# FIAT DUCATO 1995 - Is this my Bump Stop?



## SAFFAMark (Oct 29, 2019)

Hi Everyone

Please can you help. I am experiencing a hard knock through the rear suspension on my FIAT Ducato Knaus Traveller 585 when I go over bumps and sharp changes in the road surface. The rear suspension has been fitted with Air Suspension but I believe I will need to replace the shocks, and these weird looking rubbers that mount between the top leaf in my leaf springs and the chassis. I just cannot find these rubbers anywhere. Anyone able to help? I am in Surrey and looking to get this all fixed ASAP.


----------



## powerplus (Oct 6, 2014)

Hi send us some more pictures what pressure do you have in the air bags


----------



## eurajohn (May 9, 2005)

The part your arrow is pointing at is not the bump stop, can't clearly see from your picture but the bump stop is placed immediately above the rear axle, if you have air bags fitted then the bump stop is removed to fit the air bags.
I think I can see on the opposite side from your arrowed side what looks to be a deflated air bag, perhaps that is why you are experiencing your problem, do you have gauges fitted to tell the pressure in the bags?


----------



## SAFFAMark (Oct 29, 2019)

Hi Eurajohn and Powerplus.
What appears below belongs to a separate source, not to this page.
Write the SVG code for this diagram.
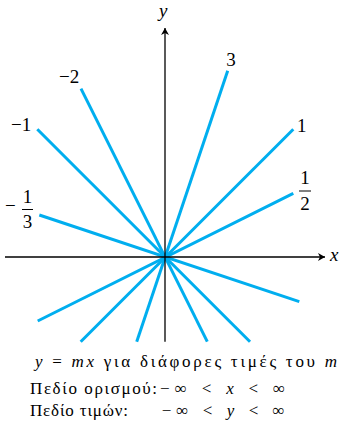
<svg xmlns="http://www.w3.org/2000/svg" width="341" height="428" viewBox="0 0 341 428">
<defs>
<marker id="ar" markerWidth="10" markerHeight="10" viewBox="0 0 10 10" refX="9" refY="5" orient="auto" markerUnits="userSpaceOnUse">
<path d="M2,1 L9,5 L2,9 L4,5 Z" fill="#000"/>
</marker>
</defs>
<rect width="341" height="428" fill="#fff"/>
<g id="lines" stroke="#00AEEF" stroke-width="3" fill="none">
<line x1="227.7" y1="70.7" x2="136.7" y2="341.7"/>
<line x1="293.3" y1="129.3" x2="80.7" y2="341.7"/>
<line x1="293.3" y1="193.3" x2="37.7" y2="321"/>
<line x1="39.3" y1="215" x2="299.3" y2="301.7"/>
<line x1="37.3" y1="129.3" x2="250" y2="341.7"/>
<line x1="81" y1="88.7" x2="207.3" y2="341.7"/>
</g>
<g id="axes">
<line stroke="#000" stroke-width="1.3" x1="5" y1="257" x2="325" y2="257" marker-end="url(#ar)"/>
<line stroke="#000" stroke-width="1.3" x1="165" y1="341.7" x2="165" y2="28" marker-end="url(#ar)"/>
<text font-family="Times New Roman, Liberation Serif, serif" font-size="19" font-style="italic" x="330" y="261">x</text>
<text font-family="Times New Roman, Liberation Serif, serif" font-size="19" font-style="italic" x="159" y="17">y</text>
</g>
<g id="labels">
<text font-family="Times New Roman, Liberation Serif, serif" font-size="19" x="231" y="66" text-anchor="middle">3</text>
<text font-family="Times New Roman, Liberation Serif, serif" font-size="19" x="59" y="83">−2</text>
<text font-family="Times New Roman, Liberation Serif, serif" font-size="19" x="11" y="131">−1</text>
<text font-family="Times New Roman, Liberation Serif, serif" font-size="19" x="297" y="132">1</text>
<text font-family="Times New Roman, Liberation Serif, serif" font-size="19" x="305" y="184" text-anchor="middle">1</text>
<line x1="299" y1="191" x2="311" y2="191" stroke="#000" stroke-width="1"/>
<text font-family="Times New Roman, Liberation Serif, serif" font-size="19" x="305" y="210" text-anchor="middle">2</text>
<text font-family="Times New Roman, Liberation Serif, serif" font-size="19" x="5" y="212">−</text>
<text font-family="Times New Roman, Liberation Serif, serif" font-size="19" x="27.5" y="203" text-anchor="middle">1</text>
<line x1="22" y1="209.5" x2="33" y2="209.5" stroke="#000" stroke-width="1"/>
<text font-family="Times New Roman, Liberation Serif, serif" font-size="19" x="27.5" y="228" text-anchor="middle">3</text>
</g>
<g id="caption">
<text font-family="Times New Roman, Liberation Serif, serif" font-size="17" x="35" y="367" textLength="302" lengthAdjust="spacing"><tspan font-style="italic">y</tspan> = <tspan font-style="italic">mx</tspan> για διάφορες τιμές του <tspan font-style="italic">m</tspan></text>
<text font-family="Times New Roman, Liberation Serif, serif" font-size="17" x="30" y="394" textLength="127" lengthAdjust="spacing">Πεδίο ορισμού:</text>
<text font-family="Times New Roman, Liberation Serif, serif" font-size="17" x="160" y="394" textLength="125" lengthAdjust="spacing">−∞ &lt; <tspan font-style="italic">x</tspan> &lt; ∞</text>
<text font-family="Times New Roman, Liberation Serif, serif" font-size="17" x="30" y="416" textLength="98" lengthAdjust="spacing">Πεδίο τιμών:</text>
<text font-family="Times New Roman, Liberation Serif, serif" font-size="17" x="161.7" y="416" textLength="123" lengthAdjust="spacing">−∞ &lt; <tspan font-style="italic">y</tspan> &lt; ∞</text>
</g>
</svg>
Please see the additional photos below...


----------



## eurajohn (May 9, 2005)

Yes you do have air bags but they are not inflated so do absolutely nothing, you'll need to find out why and or replace them with bump stops, which on the Sevel vans act as part of the suspension not just bump stops.


----------



## jiwawa (Jun 22, 2007)

The bump stops (which are sort of conical shaped) are removed when the airbags are fitted, as said above. 

Hopefully that's not the airbag in the last pic cos it looks in very poor condition.


----------